Why does performance improve when I run more than 32 threads per block?
My graphics card has 480 CUDA Cores (15 MS * 32 SP).
Each SM has 1-4 warp schedulers (Tesla = 1, Fermi = 2, Kepler = 4). Each warp scheduler is responsible for executing a subset of the warps allocated to the SM. Each warp scheduler maintains a list of eligible warps. A warp is eligible if it can issue an instruction on the next cycle. A warp is not eligible if it is stalled on a data dependency, waiting to fetch and instruction, or the execution unit for the next instruction is busy. On each cycle each warp scheduler will pick a warp from the list of eligible warp and issue 1 or 2 instructions.
The more active warps per SM the larger the number of warps each warp scheduler will have to pick from on each cycle. In most cases, optimal performance is achieved when there is sufficient active warps per SM to have 1 eligible warp per warp scheduler per cycle. Increasing occupancy beyond this point does not increase performance and may decrease performance.
A typical target for active warps is 50-66% of the maximum warps for the SM. The ratio of warps to maximum warps supported by a launch configuration is called Theoretical Occupancy. The runtime ratio of active warps per cycle to maximum warps per cycle is Achieved Occupancy. For a GTX480 (CC 2.0 device) a good starting point when designing a kernel is 50-66% Theoretical Occupancy. CC 2.0 SM can have a maximum of 48 warps. A 50% occupancy means 24 warps or 768 threads per SM.

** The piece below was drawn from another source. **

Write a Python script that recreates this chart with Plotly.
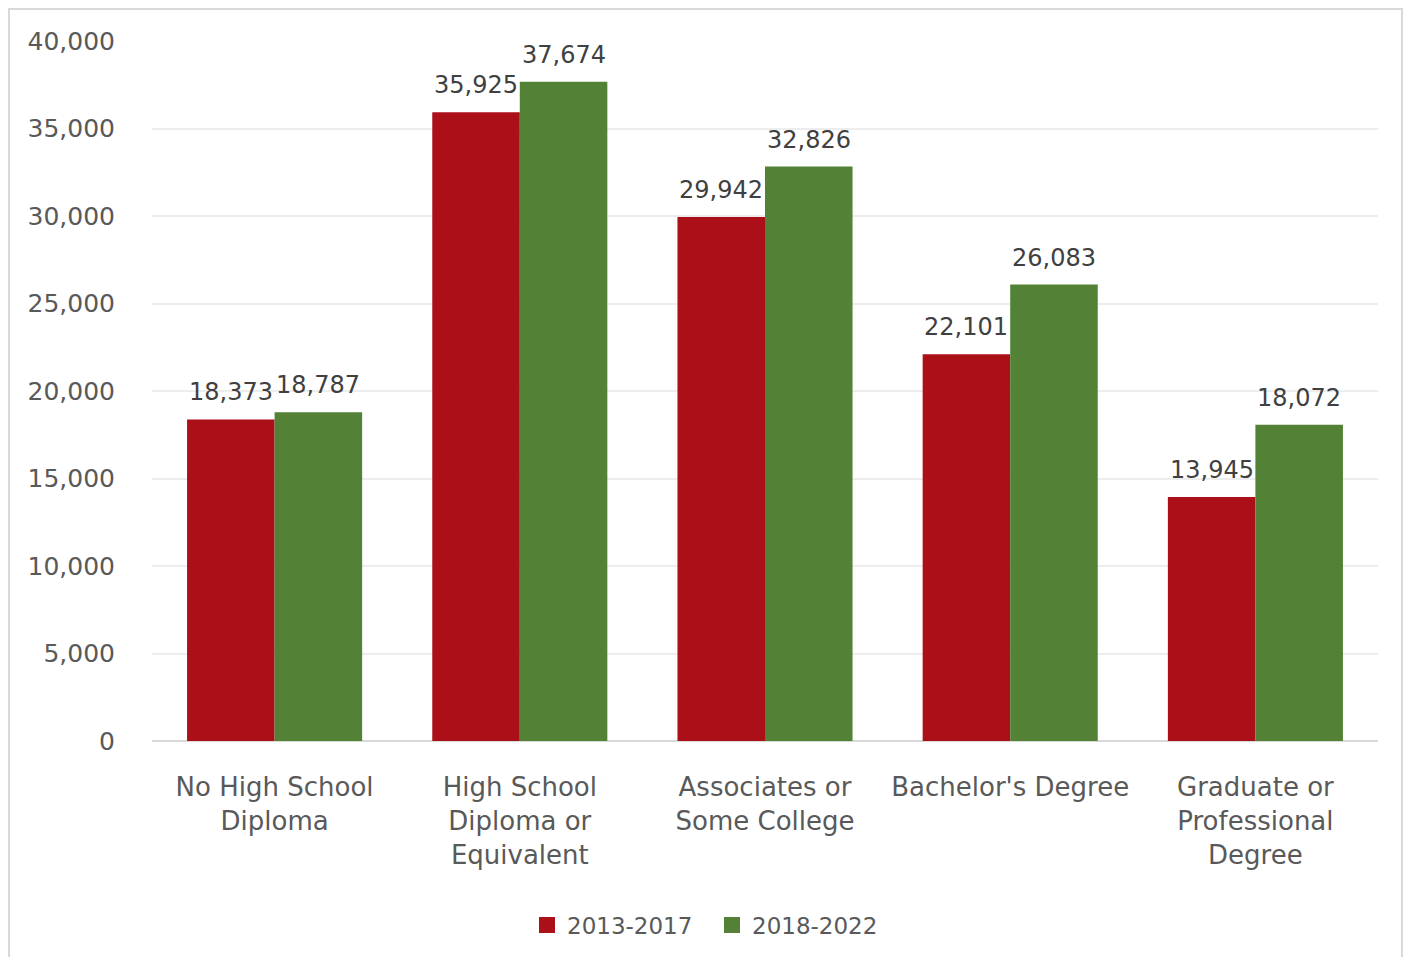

The CUDA Profiling Activity in Nsight Visual Studio Edition can show the theoretical occupancy, achieved occupancy, active warps per SM, eligible warps per SM, and stall reasons.
The CUDA Visual Profiler, nvprof, and the command line profiler can show theoretical occupancy, active warps, and achieved occupancy.
NOTE: The count of CUDA cores should only be used to compare cards of similar architectures, to calculate theoretical FLOPS, and to potentially compare differences between architectures. Do not use the count when designing algorithms.
Welcome to Stack Overflow. The reason is that CUDA cores are pipelined. On Fermi, the pipeline is around 20 clocks long. This means that to saturate the GPU, you may need up to 20 threads per core.
The primary reason is the memory latency hiding model of CUDA. Most modern CPU's use cache to hide the latency to main memory. This results in a large percentage of chip resources being devoted to cache. Most desktop and server processors have several megabytes of cache on the die, which actually accounts for most of the die space. In order to pack on more cores with the same energy usage and heat dissipation characteristics, CUDA-based chips instead devote their chip space to throwing on tons of CUDA cores (which are mostly just floating-point ALU's.) Since there is very little cache, they instead rely on having more threads ready to run while other threads are waiting on memory accesses to return in order to hide that latency. This gives the cores something productive to be working on while some warps are waiting on memory accesses. The more warps per SM, the more chance one of them will be runnable at any given time.
CUDA also has zero-cost thread switching in order to aid in this memory-latency-hiding scheme. A normal CPU will incur a large overhead to switch from execution of one thread to the next due to need to store all of the register values for the thread it is switching away from onto the stack and then loading all of the ones for the thread it is switching to. CUDA SM's just have tons and tons of registers, so each thread has its own set of physical registers assigned to it through the life of the thread. Since there is no need to store and load register values, each SM can execute threads from one warp on one clock cycle and execute threads from a different warp on the very next clock cycle.